I spent the next year running a 5K race every month except January, with mixed results – looking to perform better each time and learning about how different temperatures and terrains affected my results. I decided it was time to try a longer race – my first 10K. This was the Great Pumpkin Challenge in Saratoga. That went pretty well – I finished in 50:15. The next logical step, I figured, was a 15K. I had my eye on the Boilermaker, but my friend, Cynthia, suggested I should just go straight to a half marathon.

My friend had been a runner for 30 years and offered to train with me. Thank goodness! Those long runs wouldn’t have been easy as solo adventures that first year. It was so much fun to have quality time with her, while building up endurance. Aside from a sciatic nerve issue two weeks before race day (I learned the value of chiropractic care and sports massage in a hurry!) we approached the start line knowing we were ready.

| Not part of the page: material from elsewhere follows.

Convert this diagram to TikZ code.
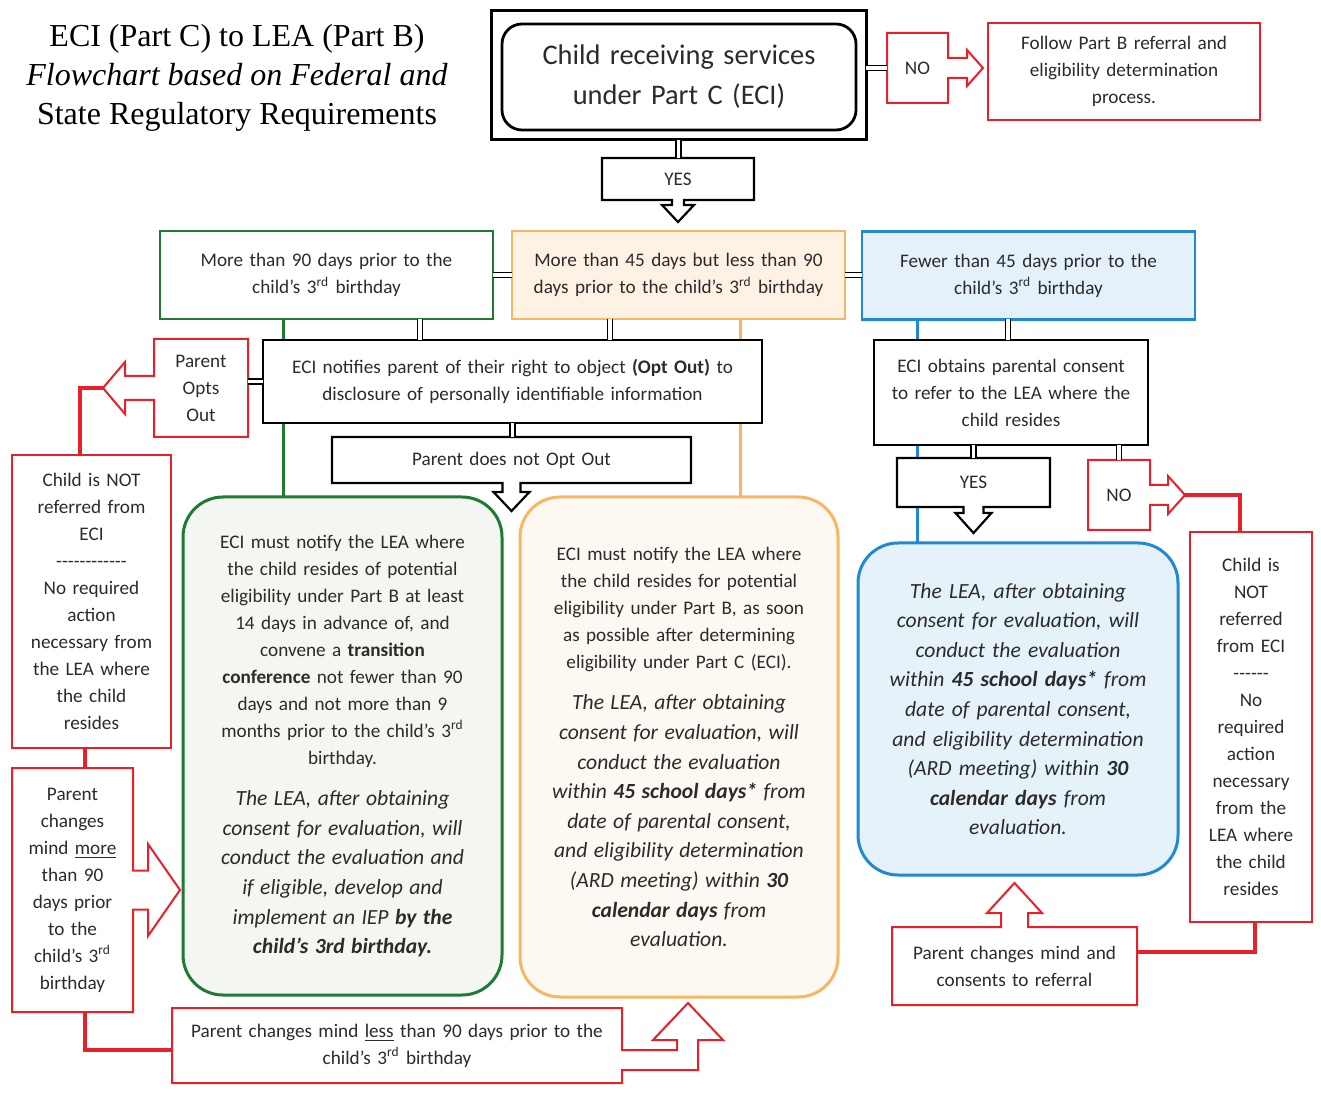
\documentclass[tikz,border=0pt]{standalone}
\usepackage{fontspec}
\setmainfont{Carlito}
\newfontfamily\titlefont{Liberation Serif}
\usepackage{tikz}
\usetikzlibrary{positioning, calc, backgrounds}
\definecolor{inkT}{HTML}{2B2B2B}
\definecolor{alertRed}{HTML}{E8202A}
\definecolor{bandGreen}{HTML}{1E7B34}
\definecolor{bandOrange}{HTML}{F7B760}
\definecolor{bandBlue}{HTML}{2188D2}
\definecolor{fillOrange}{HTML}{FEF2E4}
\definecolor{fillBlue}{HTML}{E4F1FA}
\definecolor{fillGreen}{HTML}{F4F6F1}
\definecolor{fillOrangeLt}{HTML}{FDF8F1}
\definecolor{fillBlueLt}{HTML}{E6F2F9}
\newcommand{\hyph}[1]{\foreach \k in {1,...,#1}{\mbox{-}}}
\newcommand{\smallfont}{\fontsize{9.6}{13.5}\selectfont}
\newcommand{\planfont}{\fontsize{10.8}{14.8}\selectfont\itshape}
\tikzset{
  txt/.style={font=\smallfont, text=inkT, align=center, inner sep=0pt,
    outer sep=0pt},
  titletxt/.style={font=\titlefont\fontsize{16}{19.5}\selectfont,
    text=black, align=center},
  plainbox/.style={txt, rectangle, draw=black, line width=1.1pt,
    fill=white},
  redbox/.style={txt, rectangle, draw=alertRed, line width=1pt,
    fill=white},
  calltxt/.style={txt, rectangle},
  bandbox/.style={txt, rectangle, line width=1.3pt, minimum width=166.5pt,
    minimum height=44pt, text width=160pt},
  bigbox/.style={txt, rectangle, rounded corners=20pt, line width=1.5pt,
    text width=150pt},
  callblack/.style={draw=black, line width=1.1pt, fill=white,
    line join=miter},
  callred/.style={draw=alertRed, line width=1pt, fill=white,
    line join=miter},
  dbl/.style={draw=black, double=white, double distance=1.6pt,
    line width=0.8pt},
  redlink/.style={draw=alertRed, line width=2pt, line join=miter},
  spine/.style={line width=1.5pt},
}

\begin{document}
\begin{tikzpicture}[x=0.5pt, y=-0.5pt]
  \useasboundingbox (0,0) rectangle (1321,1095);

  % heading
  \node[titletxt] (title) at (237,78)
    {ECI (Part C) to LEA (Part B)\\
     \textit{Flowchart based on Federal and}\\
     State Regulatory Requirements};

  % start
  \node[plainbox, line width=1.5pt, minimum width=187.5pt,
    minimum height=64.5pt] (frame) at (678.5,75.5) {};
  \node[plainbox, rounded corners=10pt, line width=1.4pt,
    minimum width=177pt, minimum height=53pt, text width=170pt,
    font=\fontsize{14.2}{20}\selectfont] (start) at (679,77)
    {Child receiving services\\under Part C (ECI)};
  \node[calltxt, minimum width=76pt, minimum height=21pt] (yesA)
    at (678,179) {YES};
  \node[calltxt, minimum width=30.5pt, minimum height=35pt] (noA)
    at (917.5,68) {NO};
  \node[redbox, minimum width=136pt, minimum height=48.5pt,
    text width=130pt] (partB) at (1124,71.5)
    {Follow Part B referral and\\eligibility determination\\process.};

  % timing bands
  \node[bandbox, draw=bandGreen, fill=white] (early) at (326.5,275)
    {More than 90 days prior to the\\child's 3\textsuperscript{rd} birthday};
  \node[bandbox, draw=bandOrange, fill=fillOrange] (mid) at (678.5,275)
    {More than 45 days but less than 90\\days prior to the child's
     3\textsuperscript{rd} birthday};
  \node[bandbox, draw=bandBlue, fill=fillBlue] (late) at (1028.5,275.5)
    {Fewer than 45 days prior to the\\child's 3\textsuperscript{rd} birthday};

  % opt out branch
  \node[plainbox, minimum width=249.5pt, minimum height=41.5pt,
    text width=240pt] (optNote) at (512.5,381.5)
    {ECI notifies parent of their right to object \textbf{(Opt Out)} to\\
     disclosure of personally identifiable information};
  \node[calltxt, minimum width=47pt, minimum height=49pt, text width=44pt]
    (optOut) at (201,388) {Parent\\Opts\\Out};
  \node[calltxt, minimum width=179.5pt, minimum height=23pt,
    text width=170pt] (noOpt) at (511.5,460) {Parent does not Opt Out};
  \node[redbox, minimum width=79.5pt, minimum height=146.5pt,
    text width=76pt] (notRefL) at (91.5,601.5)
    {Child is NOT\\referred from\\ECI\\\hyph{12}\\No required\\action\\
     necessary from\\the LEA where\\the child\\resides};
  \node[calltxt, minimum width=60.5pt, minimum height=122pt,
    text width=58pt] (moreMind) at (72.5,890)
    {Parent\\changes\\mind \underline{more}\\than 90\\days prior\\to the\\
     child's 3\textsuperscript{rd}\\birthday};
  \node[calltxt, minimum width=225pt, minimum height=37.5pt,
    text width=220pt] (lessMind) at (397,1045.5)
    {Parent changes mind \underline{less} than 90 days prior to the\\
     child's 3\textsuperscript{rd} birthday};

  % plans
  \node[bigbox, draw=bandGreen, fill=fillGreen, minimum width=159.5pt,
    minimum height=249pt] (earlyPlan) at (342.5,746)
    {ECI must notify the LEA where\\the child resides of potential\\
     eligibility under Part B at least\\14 days in advance of, and\\
     convene a \textbf{transition}\\\textbf{conference} not fewer than 90\\
     days and not more than 9\\months prior to the child's
     3\textsuperscript{rd}\\birthday.\par
     \vspace{6pt}
     {\planfont The LEA, after obtaining\\consent for evaluation, will\\
     conduct the evaluation and\\if eligible, develop and\\
     implement an IEP \textbf{by the}\\\textbf{child's 3rd birthday.}\par}};
  \node[bigbox, draw=bandOrange, fill=fillOrangeLt, minimum width=159pt,
    minimum height=250pt] (midPlan) at (679,747)
    {ECI must notify the LEA where\\the child resides for potential\\
     eligibility under Part B, as soon\\as possible after determining\\
     eligibility under Part C (ECI).\par
     \vspace{6pt}
     {\planfont The LEA, after obtaining\\consent for evaluation, will\\
     conduct the evaluation\\within \textbf{45 school days*} from\\
     date of parental consent,\\and eligibility determination\\
     (ARD meeting) within \textbf{30}\\\textbf{calendar days} from\\
     evaluation.\par}};

  % late branch
  \node[plainbox, minimum width=137pt, minimum height=52.5pt,
    text width=132pt] (consent) at (1011,392.5)
    {ECI obtains parental consent\\to refer to the LEA where the\\
     child resides};
  \node[calltxt, minimum width=76.5pt, minimum height=24.5pt] (yesB)
    at (973.5,482.5) {YES};
  \node[calltxt, minimum width=31pt, minimum height=35pt] (noB)
    at (1119,495) {NO};
  \node[bigbox, draw=bandBlue, fill=fillBlueLt, minimum width=160pt,
    minimum height=166pt, font=\planfont] (latePlan) at (1018,709)
    {The LEA, after obtaining\\consent for evaluation, will\\
     conduct the evaluation\\within \textbf{45 school days*} from\\
     date of parental consent,\\and eligibility determination\\
     (ARD meeting) within \textbf{30}\\\textbf{calendar days} from\\
     evaluation.};
  \node[redbox, minimum width=61pt, minimum height=195pt,
    text width=58pt] (notRefR) at (1251,727)
    {Child is\\NOT\\referred\\from ECI\\\hyph{6}\\No\\required\\action\\
     necessary\\from the\\LEA where\\the child\\resides};
  \node[calltxt, minimum width=122.5pt, minimum height=39pt,
    text width=118pt] (consentMind) at (1014.5,966)
    {Parent changes mind and\\consents to referral};

  \begin{scope}[on background layer]
    \fill[white] (0,0) rectangle (1321,1095);
    % band lines into the plans
    \draw[spine, bandGreen] ($(early.south)+(-43.5,0)$) coordinate (gA)
      -- (gA |- earlyPlan.north);
    \draw[spine, bandOrange] ($(mid.south)+(61.5,0)$) coordinate (oA)
      -- (oA |- midPlan.north);
    \draw[spine, bandBlue] ($(late.south)+(-111.5,0)$) coordinate (bA)
      -- (bA |- latePlan.north);
    % callout outlines
    \draw[callblack] (yesA.north west) -- (yesA.north east)
      -- (yesA.south east) -- ($(yesA.south)+(6,0)$) -- ++(0,5)
      -- ++(10,0) -- ($(yesA.south)+(0,22)$) -- ($(yesA.south)+(-16,5)$)
      -- ++(10,0) -- ($(yesA.south)+(-6,0)$) -- (yesA.south west) -- cycle;
    \draw[callred] (noA.north west) -- (noA.north east)
      -- ($(noA.east)+(0,-10)$) -- ++(19,0) -- ++(0,-8)
      -- ($(noA.east)+(35,0)$) -- ($(noA.east)+(19,18)$) -- ++(0,-8)
      -- ($(noA.east)+(0,10)$) -- (noA.south east) -- (noA.south west)
      -- cycle;
    \draw[callred] (optOut.north east) -- (optOut.south east)
      -- (optOut.south west) -- ($(optOut.west)+(0,12)$) -- ++(-29,0)
      -- ++(0,14) -- ($(optOut.west)+(-51,0)$) coordinate (optOutTip)
      -- ($(optOut.west)+(-29,-26)$) -- ++(0,14)
      -- ($(optOut.west)+(0,-12)$) -- (optOut.north west) -- cycle;
    \draw[callblack] (noOpt.north west) -- (noOpt.north east)
      -- (noOpt.south east) -- ($(noOpt.south)+(9,0)$) -- ++(0,9)
      -- ++(9,0) -- ($(noOpt.south)+(0,28)$) -- ($(noOpt.south)+(-18,9)$)
      -- ++(9,0) -- ($(noOpt.south)+(-9,0)$) -- (noOpt.south west) -- cycle;
    \draw[callred] (moreMind.north west) -- (moreMind.north east)
      -- ($(moreMind.east)+(0,-19.5)$) -- ++(15,0) -- ++(0,-26.5)
      -- ($(moreMind.east)+(47,0)$) -- ($(moreMind.east)+(15,46)$)
      -- ++(0,-26.5) -- ($(moreMind.east)+(0,19.5)$)
      -- (moreMind.south east) -- (moreMind.south west) -- cycle;
    \draw[callred] (lessMind.south west) -- (lessMind.north west)
      -- (lessMind.north east) -- ($(lessMind.north east)+(0,42)$)
      -- ++(55,0) -- ++(0,-10) -- ++(-24,0)
      -- ($(lessMind.north east)+(66,-5)$)
      -- ($(lessMind.north east)+(101,32)$) -- ++(-25,0) -- ++(0,30)
      -- ($(lessMind.north east)+(0,62)$) -- (lessMind.south east) -- cycle;
    \draw[callblack] (yesB.north west) -- (yesB.north east)
      -- (yesB.south east) -- ($(yesB.south)+(10,0)$) -- ++(0,6)
      -- ++(8,0) -- ($(yesB.south)+(0,26)$) -- ($(yesB.south)+(-18,6)$)
      -- ++(8,0) -- ($(yesB.south)+(-10,0)$) -- (yesB.south west) -- cycle;
    \draw[callred] (noB.north west) -- (noB.north east)
      -- ($(noB.east)+(0,-10)$) -- ++(18,0) -- ++(0,-9)
      -- ($(noB.east)+(35,0)$) coordinate (noBTip)
      -- ($(noB.east)+(18,19)$) -- ++(0,-9)
      -- ($(noB.east)+(0,10)$) -- (noB.south east) -- (noB.south west)
      -- cycle;
    \draw[callred] (consentMind.south west) -- (consentMind.north west)
      -- ($(consentMind.north)+(-13.5,0)$) -- ++(0,-14) -- ++(-14,0)
      -- ($(consentMind.north)+(0,-44)$)
      -- ($(consentMind.north)+(27.5,-14)$) -- ++(-14,0)
      -- ($(consentMind.north)+(13.5,0)$) -- (consentMind.north east)
      -- (consentMind.south east) -- cycle;
  \end{scope}

  % double connectors
  \draw[dbl] (frame.south) -- (frame.south |- yesA.north);
  \draw[dbl] (noA.west -| frame.east) -- (noA.west);
  \draw[dbl] (early.east) -- (mid.west);
  \draw[dbl] (mid.east) -- (mid.east -| late.west);
  \draw[dbl] ($(early.south)+(93.5,0)$) coordinate (dA) -- (dA |- optNote.north);
  \draw[dbl] ($(mid.south)+(-68.5,0)$) coordinate (dB) -- (dB |- optNote.north);
  \draw[dbl] (optNote.west) -- (optNote.west -| optOut.east);
  \draw[dbl] (optNote.south) -- (optNote.south |- noOpt.north);
  \draw[dbl] ($(late.south)+(-20.5,0)$) coordinate (dC) -- (dC |- consent.north);
  \draw[dbl] (yesB.north |- consent.south) -- (yesB.north);
  \draw[dbl] (noB.north |- consent.south) -- (noB.north);

  % red returns
  \draw[redlink] (optOutTip) -| ($(notRefL.north)+(-11.5,0)$);
  \draw[redlink] ($(notRefL.south)+(-6.5,0)$) coordinate (rA)
    -- (rA |- moreMind.north);
  \draw[redlink] ($(moreMind.south)+(12.5,0)$) |- ($(lessMind.west)+(0,4.5)$);
  \draw[redlink] (noBTip) -| ($(notRefR.north)+(-11,0)$);
  \draw[redlink] ($(notRefR.south)+(4,0)$) |- ($(consentMind.east)+(0,-14)$);
\end{tikzpicture}
\end{document}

Many of my friends have described the Half Marathon as the “gateway drug” to running full marathons. I would have to agree! I finished the Half in 1:56:48, and thought, “that was so much fun…I should try a full marathon!”

The best advice in preparing for a marathon came from my half marathon training partner: Join a training group. There was a Hudson Mohawk Road Runner Club training group that began in May of 2012 in preparation for the Mohawk Hudson River Marathon that fall, which was just a wonderful group of supportive runners that became friends over the many Wednesday and Sunday miles we spent together. Some of them have remained good friends and running partners throughout the years since.

Obviously, marathons aren’t for everyone. There’s no way around logging hundreds of miles, arranging your life, diet and social life around training runs (and training runs become your social life!), and learning just how many different parts of your body can chafe. 17 marathons later, I’m glad I took those first 5K steps.